### Stored data
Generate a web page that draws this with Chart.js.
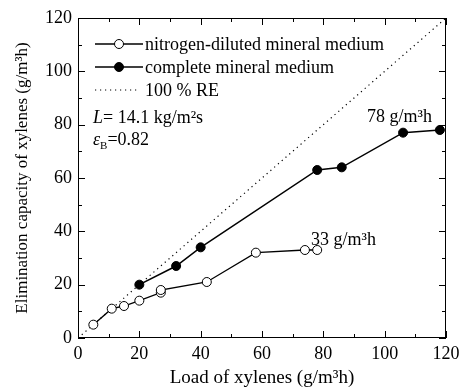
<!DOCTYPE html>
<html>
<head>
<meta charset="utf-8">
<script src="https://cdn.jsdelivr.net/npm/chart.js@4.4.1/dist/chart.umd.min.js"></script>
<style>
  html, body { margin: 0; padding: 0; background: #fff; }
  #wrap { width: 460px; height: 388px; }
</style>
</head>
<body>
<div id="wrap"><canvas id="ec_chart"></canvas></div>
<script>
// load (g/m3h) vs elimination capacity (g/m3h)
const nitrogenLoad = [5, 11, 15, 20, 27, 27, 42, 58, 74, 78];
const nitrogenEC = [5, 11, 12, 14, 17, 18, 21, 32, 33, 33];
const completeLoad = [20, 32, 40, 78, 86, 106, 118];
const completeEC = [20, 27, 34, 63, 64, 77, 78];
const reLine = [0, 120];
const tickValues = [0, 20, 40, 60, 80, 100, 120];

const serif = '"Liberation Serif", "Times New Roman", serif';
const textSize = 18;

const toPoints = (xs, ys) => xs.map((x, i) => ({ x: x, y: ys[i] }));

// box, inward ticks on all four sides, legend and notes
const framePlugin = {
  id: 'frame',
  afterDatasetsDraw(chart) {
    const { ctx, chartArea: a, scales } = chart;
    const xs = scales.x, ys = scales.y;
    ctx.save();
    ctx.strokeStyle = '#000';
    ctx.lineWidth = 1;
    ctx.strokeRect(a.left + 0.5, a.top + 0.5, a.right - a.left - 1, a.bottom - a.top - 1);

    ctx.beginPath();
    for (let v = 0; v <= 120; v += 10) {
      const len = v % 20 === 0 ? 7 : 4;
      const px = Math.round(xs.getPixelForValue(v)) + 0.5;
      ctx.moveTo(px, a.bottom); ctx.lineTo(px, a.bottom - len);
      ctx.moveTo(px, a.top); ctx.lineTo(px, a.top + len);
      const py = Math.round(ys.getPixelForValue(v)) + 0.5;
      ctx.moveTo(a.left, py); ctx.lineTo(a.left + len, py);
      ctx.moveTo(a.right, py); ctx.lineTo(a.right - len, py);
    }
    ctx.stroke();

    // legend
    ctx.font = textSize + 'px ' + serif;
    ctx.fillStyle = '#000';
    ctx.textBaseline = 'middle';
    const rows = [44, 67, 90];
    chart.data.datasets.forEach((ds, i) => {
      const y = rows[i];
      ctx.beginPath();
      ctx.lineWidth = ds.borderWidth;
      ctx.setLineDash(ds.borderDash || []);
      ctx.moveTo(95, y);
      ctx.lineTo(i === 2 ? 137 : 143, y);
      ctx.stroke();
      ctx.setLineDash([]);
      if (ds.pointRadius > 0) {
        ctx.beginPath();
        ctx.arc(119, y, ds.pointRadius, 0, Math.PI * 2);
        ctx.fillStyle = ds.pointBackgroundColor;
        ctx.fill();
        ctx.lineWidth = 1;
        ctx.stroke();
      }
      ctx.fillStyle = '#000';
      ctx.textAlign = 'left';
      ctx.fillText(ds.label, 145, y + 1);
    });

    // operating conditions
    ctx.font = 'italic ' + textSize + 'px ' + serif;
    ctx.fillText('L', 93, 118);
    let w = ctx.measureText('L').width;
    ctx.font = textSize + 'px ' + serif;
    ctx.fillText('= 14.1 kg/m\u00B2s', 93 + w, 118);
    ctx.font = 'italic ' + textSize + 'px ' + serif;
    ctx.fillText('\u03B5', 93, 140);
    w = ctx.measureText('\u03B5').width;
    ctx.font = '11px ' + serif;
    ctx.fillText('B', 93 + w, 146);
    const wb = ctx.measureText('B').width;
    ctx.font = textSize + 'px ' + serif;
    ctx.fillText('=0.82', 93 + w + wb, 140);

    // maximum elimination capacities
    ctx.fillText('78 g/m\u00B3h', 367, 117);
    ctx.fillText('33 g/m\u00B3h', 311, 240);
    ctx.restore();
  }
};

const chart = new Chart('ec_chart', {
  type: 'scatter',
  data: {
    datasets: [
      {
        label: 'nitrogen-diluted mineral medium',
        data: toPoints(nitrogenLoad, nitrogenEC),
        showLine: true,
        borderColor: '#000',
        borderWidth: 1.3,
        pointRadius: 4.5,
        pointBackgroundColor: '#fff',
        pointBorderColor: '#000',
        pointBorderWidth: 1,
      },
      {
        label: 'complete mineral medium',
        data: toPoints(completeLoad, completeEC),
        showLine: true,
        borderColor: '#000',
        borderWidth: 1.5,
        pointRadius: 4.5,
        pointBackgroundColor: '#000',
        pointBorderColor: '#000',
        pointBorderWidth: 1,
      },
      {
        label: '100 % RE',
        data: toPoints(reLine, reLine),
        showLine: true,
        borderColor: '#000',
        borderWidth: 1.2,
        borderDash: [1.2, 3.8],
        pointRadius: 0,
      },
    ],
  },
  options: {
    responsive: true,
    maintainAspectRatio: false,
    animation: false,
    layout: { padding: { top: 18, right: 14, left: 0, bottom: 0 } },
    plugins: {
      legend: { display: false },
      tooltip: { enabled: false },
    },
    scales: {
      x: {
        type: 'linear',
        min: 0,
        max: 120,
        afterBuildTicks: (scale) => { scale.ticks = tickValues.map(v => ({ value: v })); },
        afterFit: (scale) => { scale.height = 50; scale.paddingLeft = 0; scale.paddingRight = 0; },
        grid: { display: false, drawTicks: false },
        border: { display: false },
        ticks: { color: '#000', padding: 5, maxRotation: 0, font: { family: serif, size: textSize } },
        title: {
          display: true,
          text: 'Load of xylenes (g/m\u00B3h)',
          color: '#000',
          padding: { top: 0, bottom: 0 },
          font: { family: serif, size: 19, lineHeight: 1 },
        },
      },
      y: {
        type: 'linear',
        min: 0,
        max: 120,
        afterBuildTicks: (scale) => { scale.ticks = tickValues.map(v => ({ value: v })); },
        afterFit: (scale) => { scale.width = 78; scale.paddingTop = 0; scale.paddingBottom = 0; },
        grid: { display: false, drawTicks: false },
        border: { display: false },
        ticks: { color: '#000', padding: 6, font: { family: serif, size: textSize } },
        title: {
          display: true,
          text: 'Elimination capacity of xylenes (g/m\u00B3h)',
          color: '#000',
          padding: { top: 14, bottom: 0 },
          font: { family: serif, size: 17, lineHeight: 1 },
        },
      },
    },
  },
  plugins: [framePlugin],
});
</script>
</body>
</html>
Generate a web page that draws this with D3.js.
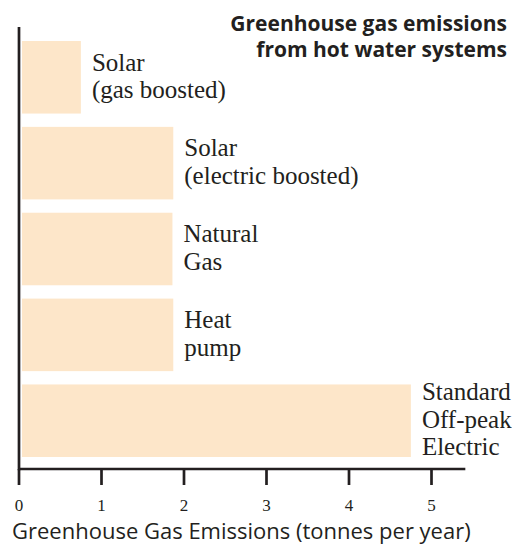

### Brief
Output each line exactly; omit every picture.

### Task result
Generate a web page that draws this with Chart.js.
<!DOCTYPE html>
<html>
<head>
<meta charset="utf-8">
<script src="https://cdn.jsdelivr.net/npm/chart.js@4.4.1/dist/chart.umd.min.js"></script>
<style>
  html, body { margin: 0; padding: 0; background: #fff; }
  #wrap { width: 460px; height: 388px; }
</style>
</head>
<body>
<div id="wrap"><canvas id="ec_chart"></canvas></div>
<script>
// load (g/m3h) vs elimination capacity (g/m3h)
const nitrogenLoad = [5, 11, 15, 20, 27, 27, 42, 58, 74, 78];
const nitrogenEC = [5, 11, 12, 14, 17, 18, 21, 32, 33, 33];
const completeLoad = [20, 32, 40, 78, 86, 106, 118];
const completeEC = [20, 27, 34, 63, 64, 77, 78];
const reLine = [0, 120];
const tickValues = [0, 20, 40, 60, 80, 100, 120];

const serif = '"Liberation Serif", "Times New Roman", serif';
const textSize = 18;

const toPoints = (xs, ys) => xs.map((x, i) => ({ x: x, y: ys[i] }));

// box, inward ticks on all four sides, legend and notes
const framePlugin = {
  id: 'frame',
  afterDatasetsDraw(chart) {
    const { ctx, chartArea: a, scales } = chart;
    const xs = scales.x, ys = scales.y;
    ctx.save();
    ctx.strokeStyle = '#000';
    ctx.lineWidth = 1;
    ctx.strokeRect(a.left + 0.5, a.top + 0.5, a.right - a.left - 1, a.bottom - a.top - 1);

    ctx.beginPath();
    for (let v = 0; v <= 120; v += 10) {
      const len = v % 20 === 0 ? 7 : 4;
      const px = Math.round(xs.getPixelForValue(v)) + 0.5;
      ctx.moveTo(px, a.bottom); ctx.lineTo(px, a.bottom - len);
      ctx.moveTo(px, a.top); ctx.lineTo(px, a.top + len);
      const py = Math.round(ys.getPixelForValue(v)) + 0.5;
      ctx.moveTo(a.left, py); ctx.lineTo(a.left + len, py);
      ctx.moveTo(a.right, py); ctx.lineTo(a.right - len, py);
    }
    ctx.stroke();

    // legend
    ctx.font = textSize + 'px ' + serif;
    ctx.fillStyle = '#000';
    ctx.textBaseline = 'middle';
    const rows = [44, 67, 90];
    chart.data.datasets.forEach((ds, i) => {
      const y = rows[i];
      ctx.beginPath();
      ctx.lineWidth = ds.borderWidth;
      ctx.setLineDash(ds.borderDash || []);
      ctx.moveTo(95, y);
      ctx.lineTo(i === 2 ? 137 : 143, y);
      ctx.stroke();
      ctx.setLineDash([]);
      if (ds.pointRadius > 0) {
        ctx.beginPath();
        ctx.arc(119, y, ds.pointRadius, 0, Math.PI * 2);
        ctx.fillStyle = ds.pointBackgroundColor;
        ctx.fill();
        ctx.lineWidth = 1;
        ctx.stroke();
      }
      ctx.fillStyle = '#000';
      ctx.textAlign = 'left';
      ctx.fillText(ds.label, 145, y + 1);
    });

    // operating conditions
    ctx.font = 'italic ' + textSize + 'px ' + serif;
    ctx.fillText('L', 93, 118);
    let w = ctx.measureText('L').width;
    ctx.font = textSize + 'px ' + serif;
    ctx.fillText('= 14.1 kg/m\u00B2s', 93 + w, 118);
    ctx.font = 'italic ' + textSize + 'px ' + serif;
    ctx.fillText('\u03B5', 93, 140);
    w = ctx.measureText('\u03B5').width;
    ctx.font = '11px ' + serif;
    ctx.fillText('B', 93 + w, 146);
    const wb = ctx.measureText('B').width;
    ctx.font = textSize + 'px ' + serif;
    ctx.fillText('=0.82', 93 + w + wb, 140);

    // maximum elimination capacities
    ctx.fillText('78 g/m\u00B3h', 367, 117);
    ctx.fillText('33 g/m\u00B3h', 311, 240);
    ctx.restore();
  }
};

const chart = new Chart('ec_chart', {
  type: 'scatter',
  data: {
    datasets: [
      {
        label: 'nitrogen-diluted mineral medium',
        data: toPoints(nitrogenLoad, nitrogenEC),
        showLine: true,
        borderColor: '#000',
        borderWidth: 1.3,
        pointRadius: 4.5,
        pointBackgroundColor: '#fff',
        pointBorderColor: '#000',
        pointBorderWidth: 1,
      },
      {
        label: 'complete mineral medium',
        data: toPoints(completeLoad, completeEC),
        showLine: true,
        borderColor: '#000',
        borderWidth: 1.5,
        pointRadius: 4.5,
        pointBackgroundColor: '#000',
        pointBorderColor: '#000',
        pointBorderWidth: 1,
      },
      {
        label: '100 % RE',
        data: toPoints(reLine, reLine),
        showLine: true,
        borderColor: '#000',
        borderWidth: 1.2,
        borderDash: [1.2, 3.8],
        pointRadius: 0,
      },
    ],
  },
  options: {
    responsive: true,
    maintainAspectRatio: false,
    animation: false,
    layout: { padding: { top: 18, right: 14, left: 0, bottom: 0 } },
    plugins: {
      legend: { display: false },
      tooltip: { enabled: false },
    },
    scales: {
      x: {
        type: 'linear',
        min: 0,
        max: 120,
        afterBuildTicks: (scale) => { scale.ticks = tickValues.map(v => ({ value: v })); },
        afterFit: (scale) => { scale.height = 50; scale.paddingLeft = 0; scale.paddingRight = 0; },
        grid: { display: false, drawTicks: false },
        border: { display: false },
        ticks: { color: '#000', padding: 5, maxRotation: 0, font: { family: serif, size: textSize } },
        title: {
          display: true,
          text: 'Load of xylenes (g/m\u00B3h)',
          color: '#000',
          padding: { top: 0, bottom: 0 },
          font: { family: serif, size: 19, lineHeight: 1 },
        },
      },
      y: {
        type: 'linear',
        min: 0,
        max: 120,
        afterBuildTicks: (scale) => { scale.ticks = tickValues.map(v => ({ value: v })); },
        afterFit: (scale) => { scale.width = 78; scale.paddingTop = 0; scale.paddingBottom = 0; },
        grid: { display: false, drawTicks: false },
        border: { display: false },
        ticks: { color: '#000', padding: 6, font: { family: serif, size: textSize } },
        title: {
          display: true,
          text: 'Elimination capacity of xylenes (g/m\u00B3h)',
          color: '#000',
          padding: { top: 14, bottom: 0 },
          font: { family: serif, size: 17, lineHeight: 1 },
        },
      },
    },
  },
  plugins: [framePlugin],
});
</script>
</body>
</html>
Generate a web page that draws this with D3.js.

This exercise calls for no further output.